Perhaps one reason why colophons were sometimes reprinted as they stood was that a printer without a scholarly “corrector” to aid him had a wholesome dread of plunging into the middle of a Latin sentence. Those who rushed in hastily sometimes left very obvious footprints in the wrong places. Thus Ulrich Han, in printing from one of Schoeffer’s editions of the “Liber sextus decretalium,” changed his well-known “Alma in urbe Maguntina inclyte nacionis germanice quam dei clemencia tam alti ingenii lumine donoque gratuito ceteris terrarum nacionibus preferre illustrareque dignatus est” (see Chapter II), into “Alma in urbe Roma Totius mundi regina et dignissima Imperatrix [sic] que sicut pre ceteris urbibus dignitate preest ita ingeniosis uiris est referta.”

To call Rome “the Queen and most worthy Empress of all the world, which, as it takes precedence of all other cities in dignity, so is it filled with men of wit,” was quite a pleasing variation on Schoeffer’s tune. Unluckily Han did not note that his Queen and Empress ought to be in the ablative, and thus printed “Imperatrix” instead of “Imperatrice.” So again, when we look at the colophon to the third and fourth parts of the “Speculum” of Durandus printed at Venice in 1488, we find reason for suspicion:

Explicit tertia et quarta pars Speculi Guilhelmi Duranti cum additionibus Ioannis Andree et Baldi suis in locis ubique positis. Impressa Venetiis per Magistrum Paganinum de Paganinis Brixiensis, ac Georgium de Arriuabene de Caneto qui salua omnium pace est inter ceteros amandus ac uenerandus propter ipsius in hac arte curam in corrigendis operibus ac in imprimendo charactere. Anno domini M.cccc.lxxxviii. vi die Septembris.

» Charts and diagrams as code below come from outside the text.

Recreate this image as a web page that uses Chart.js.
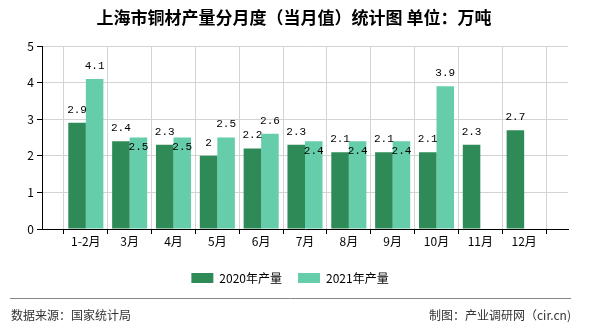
<!DOCTYPE html>
<html>
<head>
<meta charset="utf-8">
<script src="https://cdn.jsdelivr.net/npm/chart.js@4/dist/chart.umd.min.js"></script>
<style>
html,body{margin:0;padding:0;background:#fff;}
#wrap{width:590px;height:330px;position:relative;}
</style>
</head>
<body>
<div id="wrap"><canvas id="c" width="590" height="330"></canvas></div>
<script>
const titleText = '上海市铜材产量分月度（当月值）统计图 单位：万吨';
const categories = ['1-2月','3月','4月','5月','6月','7月','8月','9月','10月','11月','12月'];
const series2020Name = '2020年产量';
const series2021Name = '2021年产量';
const values2020 = [2.9, 2.4, 2.3, 2, 2.2, 2.3, 2.1, 2.1, 2.1, 2.3, 2.7];
const values2021 = [4.1, 2.5, 2.5, 2.5, 2.6, 2.4, 2.4, 2.4, 3.9, null, null];
const yTicks = [0, 1, 2, 3, 4, 5];
const sourceText = '数据来源：国家统计局';
const creditText = '制图：产业调研网（cir.cn)';

const pad = arr => [null, ...arr, null];
const labels = ['', ...categories, ''];

const CJK = '"Noto Sans CJK SC", "Noto Sans", sans-serif';

const valueLabels = {
  id: 'valueLabels',
  afterDatasetsDraw(chart) {
    const ctx = chart.ctx;
    const m0 = chart.getDatasetMeta(0);
    const m1 = chart.getDatasetMeta(1);
    ctx.save();
    ctx.font = '11px "Liberation Mono", "DejaVu Sans Mono", monospace';
    ctx.fillStyle = '#000';
    ctx.textAlign = 'center';
    ctx.textBaseline = 'middle';
    const d0 = chart.data.datasets[0].data;
    const d1 = chart.data.datasets[1].data;
    for (let i = 0; i < labels.length; i++) {
      const b0 = m0.data[i], b1 = m1.data[i];
      if (d0[i] != null) {
        ctx.fillText(String(d0[i]), b0.x, b0.y - 13);
      }
      if (d1[i] != null) {
        let y = b1.y - 13;
        if (d0[i] != null && Math.abs(b0.y - b1.y) < 12) y = b1.y + 10;
        ctx.fillText(String(d1[i]), b1.x, y);
      }
    }
    ctx.restore();
  }
};

const shiftBoxes = {
  id: 'shiftBoxes',
  afterLayout(chart) {
    if (chart.titleBlock) { chart.titleBlock.left += 10; chart.titleBlock.right += 10; }
    if (chart.legend) { chart.legend.left += 6; chart.legend.right += 6; }
  }
};

const footer = {
  id: 'footer',
  afterDraw(chart) {
    const ctx = chart.ctx;
    ctx.save();
    ctx.strokeStyle = '#888';
    ctx.lineWidth = 1;
    ctx.beginPath();
    ctx.moveTo(10, 298.5);
    ctx.lineTo(571, 298.5);
    ctx.stroke();
    ctx.font = '12px ' + CJK;
    ctx.fillStyle = '#333';
    ctx.textBaseline = 'middle';
    ctx.textAlign = 'left';
    ctx.fillText(sourceText, 11, 315);
    ctx.textAlign = 'right';
    ctx.fillText(creditText, 571, 315);
    ctx.restore();
  }
};

new Chart(document.getElementById('c'), {
  type: 'bar',
  data: {
    labels: labels,
    datasets: [
      { label: series2020Name, data: pad(values2020), backgroundColor: '#2e8b57' },
      { label: series2021Name, data: pad(values2021), backgroundColor: '#66cdaa' }
    ]
  },
  options: {
    responsive: false,
    animation: false,
    devicePixelRatio: 1,
    categoryPercentage: 0.8,
    barPercentage: 1.0,
    layout: { padding: { left: 0, right: 22, top: 0, bottom: 36 } },
    plugins: {
      title: {
        display: true,
        text: titleText,
        color: '#000',
        font: { family: CJK, size: 17, weight: 'bold' },
        padding: { top: 7, bottom: 18.6 }
      },
      legend: {
        display: true,
        position: 'bottom',
        labels: {
          boxWidth: 22,
          boxHeight: 10,
          padding: 16,
          color: '#000',
          font: { family: CJK, size: 12 }
        }
      },
      tooltip: { enabled: false }
    },
    scales: {
      x: {
        offset: false,
        afterFit(s) { s.height = 27; },
        grid: { color: '#d3d3d3', tickColor: '#000', tickLength: 5, drawOnChartArea: true },
        border: { color: '#000', width: 1 },
        ticks: { autoSkip: false, maxRotation: 0, color: '#000', padding: 0, font: { family: CJK, size: 12 } }
      },
      y: {
        min: 0,
        max: 5,
        afterFit(s) { s.width = 42; },
        afterBuildTicks(s) { s.ticks = yTicks.map(v => ({ value: v })); },
        grid: { color: '#d3d3d3', tickColor: '#000', tickLength: 5 },
        border: { color: '#000', width: 1 },
        ticks: { color: '#000', padding: 3, font: { family: CJK, size: 12 } }
      }
    }
  },
  plugins: [shiftBoxes, valueLabels, footer]
});
</script>
</body>
</html>
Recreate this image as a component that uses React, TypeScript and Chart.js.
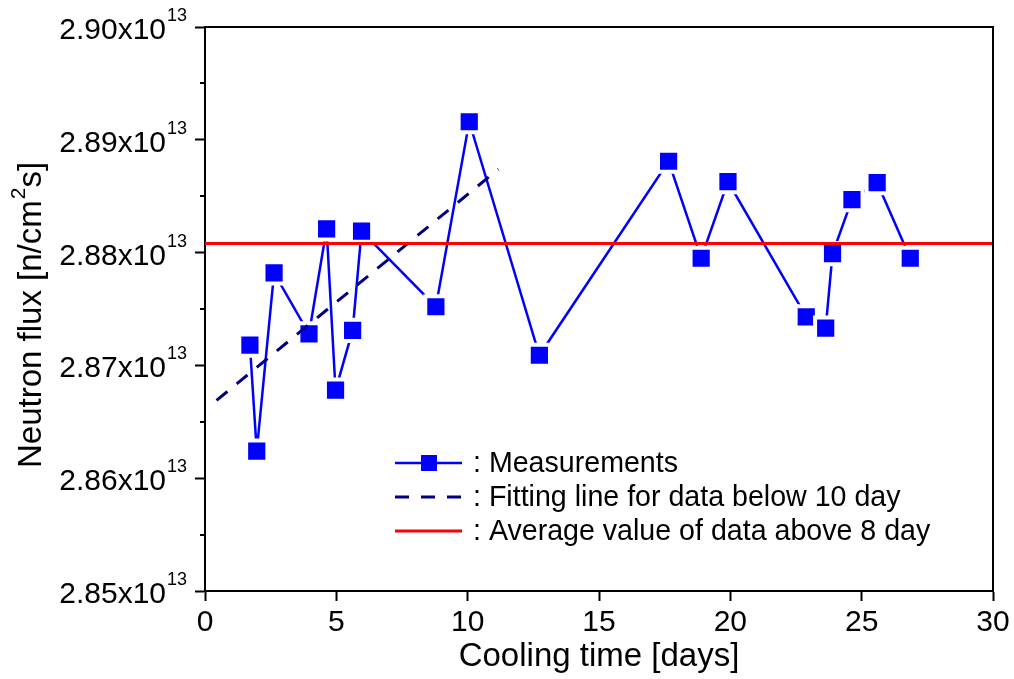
import React, { useEffect, useRef } from 'react';
import { Chart, registerables } from 'chart.js';

Chart.register(...registerables);

// Measurements: cooling time [days] vs neutron flux [n/cm^2 s]
const coolingDays = [1.71, 1.97, 2.63, 3.96, 4.63, 4.97, 5.62, 5.96, 8.79, 10.06, 12.73, 17.65, 18.89, 19.91, 22.89, 23.63, 23.89, 24.63, 25.59, 26.85];
const neutronFlux = [2.8718e13, 2.8624e13, 2.8782e13, 2.8728e13, 2.8821e13, 2.8678e13, 2.8731e13, 2.8819e13, 2.8752e13, 2.8916e13, 2.8709e13, 2.8881e13, 2.8795e13, 2.8863e13, 2.8743e13, 2.8733e13, 2.8799e13, 2.8847e13, 2.8862e13, 2.8795e13];

// Fitting line for data below 10 day (end points)
const fitDays = [0.44, 11.17];
const fitFlux = [2.8669e13, 2.8874e13];

// Average value of data above 8 day
const avgDays = [0, 30];
const avgFlux = [2.8808e13, 2.8808e13];

// Axis settings
const xMin = 0;
const xMax = 30;
const xStep = 5;
const yMin = 2.85e13;
const yMax = 2.90e13;
const yStep = 0.01e13;
const yExponent = '13';

const legendLabels = [
  ': Measurements',
  ': Fitting line for data below 10 day',
  ': Average value of data above 8 day',
];

const xTitle = 'Cooling time [days]';
const yTitleParts = ['Neutron flux [n/cm', '2', 's]'];

const FONT = "'Liberation Sans', Arial, sans-serif";
const BLUE = '#0000ff';
const NAVY = '#000080';
const RED = '#ff0000';

const decorPlugin = {
  id: 'decor',
  afterDraw(chart: any) {
    const { ctx, chartArea: a, scales } = chart;
    const y = scales.y;
    ctx.save();
    // top & right frame
    ctx.strokeStyle = '#000';
    ctx.lineWidth = 2;
    ctx.beginPath();
    ctx.moveTo(a.left - 1, a.top);
    ctx.lineTo(a.right, a.top);
    ctx.lineTo(a.right, a.bottom);
    ctx.stroke();

    // minor ticks on y axis
    ctx.lineWidth = 2;
    const ticks = y.ticks;
    for (let i = 0; i < ticks.length - 1; i++) {
      const v = (ticks[i].value + ticks[i + 1].value) / 2;
      const p = Math.round(y.getPixelForValue(v));
      ctx.beginPath();
      ctx.moveTo(a.left - 5, p);
      ctx.lineTo(a.left, p);
      ctx.stroke();
    }

    // y tick labels with superscript exponent
    ctx.fillStyle = '#000';
    ctx.textBaseline = 'alphabetic';
    ticks.forEach((t: any) => {
      const p = y.getPixelForValue(t.value);
      ctx.font = `30px ${FONT}`;
      ctx.textAlign = 'right';
      ctx.fillText((t.value / 1e13).toFixed(2) + 'x10', 166, p + 12);
      ctx.font = `18px ${FONT}`;
      ctx.textAlign = 'left';
      ctx.fillText(yExponent, 167, p - 6);
    });

    // y axis title (rotated, with superscript)
    ctx.save();
    ctx.translate(41, 468);
    ctx.rotate(-Math.PI / 2);
    ctx.textAlign = 'left';
    ctx.font = `33px ${FONT}`;
    let cx = 0;
    ctx.fillText(yTitleParts[0], cx, 0);
    cx += ctx.measureText(yTitleParts[0]).width;
    ctx.font = `21px ${FONT}`;
    ctx.fillText(yTitleParts[1], cx + 1, -16);
    cx += ctx.measureText(yTitleParts[1]).width + 1;
    ctx.font = `33px ${FONT}`;
    ctx.fillText(yTitleParts[2], cx, 0);
    ctx.restore();

    // legend
    const rows = [463, 497, 531];
    const x0 = 395;
    const x1 = 462;
    // row 1
    ctx.strokeStyle = BLUE;
    ctx.lineWidth = 2.5;
    ctx.beginPath();
    ctx.moveTo(x0, rows[0]);
    ctx.lineTo(x1, rows[0]);
    ctx.stroke();
    ctx.fillStyle = BLUE;
    ctx.fillRect(421, rows[0] - 8, 16, 16);
    // row 2
    ctx.strokeStyle = NAVY;
    ctx.lineWidth = 3;
    ctx.setLineDash([14, 12]);
    ctx.beginPath();
    ctx.moveTo(x0, rows[1]);
    ctx.lineTo(x1, rows[1]);
    ctx.stroke();
    ctx.setLineDash([]);
    // row 3
    ctx.strokeStyle = RED;
    ctx.lineWidth = 3;
    ctx.beginPath();
    ctx.moveTo(x0, rows[2]);
    ctx.lineTo(x1, rows[2]);
    ctx.stroke();

    ctx.fillStyle = '#000';
    ctx.font = `28.6px ${FONT}`;
    ctx.textAlign = 'left';
    legendLabels.forEach((lbl, i) => {
      ctx.fillText(lbl, 473, rows[i] + 9);
    });
    ctx.restore();
  },
};

export default function App() {
  const ref = useRef<HTMLCanvasElement | null>(null);

  useEffect(() => {
    if (!ref.current) return;
    const chart = new Chart(ref.current, {
      type: 'line',
      data: {
        datasets: [
          {
            label: 'Measurements',
            data: coolingDays.map((d, i) => ({ x: d, y: neutronFlux[i] })),
            borderColor: BLUE,
            backgroundColor: BLUE,
            borderWidth: 2.5,
            pointStyle: 'rect',
            pointRadius: 15,
            pointBorderWidth: 4,
            pointBorderColor: '#ffffff',
            pointBackgroundColor: BLUE,
            tension: 0,
            order: 3,
          },
          {
            label: 'Fitting line',
            data: fitDays.map((d, i) => ({ x: d, y: fitFlux[i] })),
            borderColor: NAVY,
            borderWidth: 3,
            borderDash: [14, 12],
            pointRadius: 0,
            tension: 0,
            order: 2,
          },
          {
            label: 'Average',
            data: avgDays.map((d, i) => ({ x: d, y: avgFlux[i] })),
            borderColor: RED,
            borderWidth: 3,
            pointRadius: 0,
            tension: 0,
            order: 1,
          },
        ],
      },
      options: {
        animation: false,
        responsive: false,
        maintainAspectRatio: false,
        devicePixelRatio: 1,
        layout: { padding: { top: 27, right: 21, left: 0, bottom: 0 } },
        plugins: {
          legend: { display: false },
          tooltip: { enabled: false },
        },
        scales: {
          x: {
            type: 'linear',
            min: xMin,
            max: xMax,
            afterFit: (s: any) => {
              s.height = 88;
            },
            ticks: {
              stepSize: xStep,
              color: '#000',
              font: { family: FONT, size: 30 },
              padding: 4,
              maxRotation: 0,
            },
            grid: {
              display: true,
              drawOnChartArea: false,
              drawTicks: true,
              tickLength: 10,
              tickColor: '#000',
              tickWidth: 2,
            },
            border: { display: true, color: '#000', width: 2 },
            title: {
              display: true,
              text: xTitle,
              color: '#000',
              font: { family: FONT, size: 33, lineHeight: 1.2 },
              padding: { top: 0, bottom: 2 },
            },
          },
          y: {
            type: 'linear',
            min: yMin,
            max: yMax,
            afterFit: (s: any) => {
              s.width = 205;
            },
            ticks: {
              stepSize: yStep,
              display: false,
            },
            grid: {
              display: true,
              drawOnChartArea: false,
              drawTicks: true,
              tickLength: 10,
              tickColor: '#000',
              tickWidth: 2,
            },
            border: { display: true, color: '#000', width: 2 },
            title: { display: false },
          },
        },
      },
      plugins: [decorPlugin],
    });
    return () => chart.destroy();
  }, []);

  return (
    <canvas
      ref={ref}
      width={1014}
      height={679}
      style={{ position: 'fixed', left: 0, top: 0, width: 1014, height: 679, background: '#fff' }}
    />
  );
}
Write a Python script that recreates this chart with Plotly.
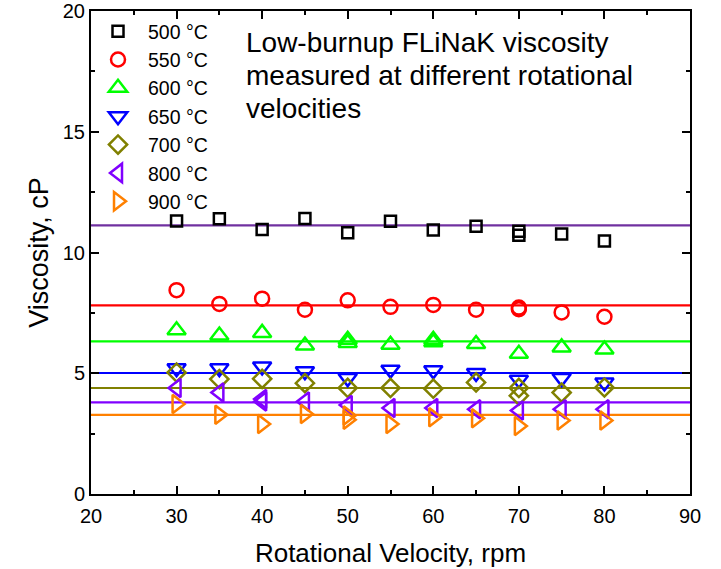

Here ends the third and fourth part of the Speculum of Gulielmus Durandus, with the additions of Joannes Andreae and Baldus inserted everywhere in their proper places. Printed at Venice by Master Paganinus de Paganinis of Brescia, and Georgius de Arrivabene de Caneto, who, with due respect to every one, is, among all others, to be loved and revered for his care in this art both in correcting works and in printing them in type. In the year of our Lord 1488, on September 6th.

The slip of “Brixiensis” for “Brixiensem” is not reproducible in English, but the reader who notes how the two partners are treated as singular instead of plural will easily see that this colophon could not have been written for them. It appears, indeed, to have been borrowed from Bernardinus de Tridino.

Sometimes the inaccuracies introduced are not of a merely verbal kind. Thus at the end of an edition of the “Fasciculus Temporum” printed by Heinrich Wirzburg at the Cluniac monastery at Rougemont in 1481 we have the following colophon:

Chronica que dicitur fasciculus temporum edita in alma Universitate Colonie Agrippinae super Renum, a quodam deuoto Cartusiensi finit feliciter. Sepius quidem iam impressa sed negligentia Correctorum in diuersis locis a uero originali minus iuste emendata. Nunc uero non sine magno labore ad pristinum statum reducta cum quibusdam additionibus per humilem uirum fratrem Heinricum Wirczburg de Vach, monachum in prioratu Rubei Montis, ordinis cluniacensis, sub Lodouico Gruerie comite magnifico anno domini M.cccc.lxxxi. Et anno precedenti fuerunt aquarum inundationes maxime, ventusque [sic] horribiles multa edificia subuertentes.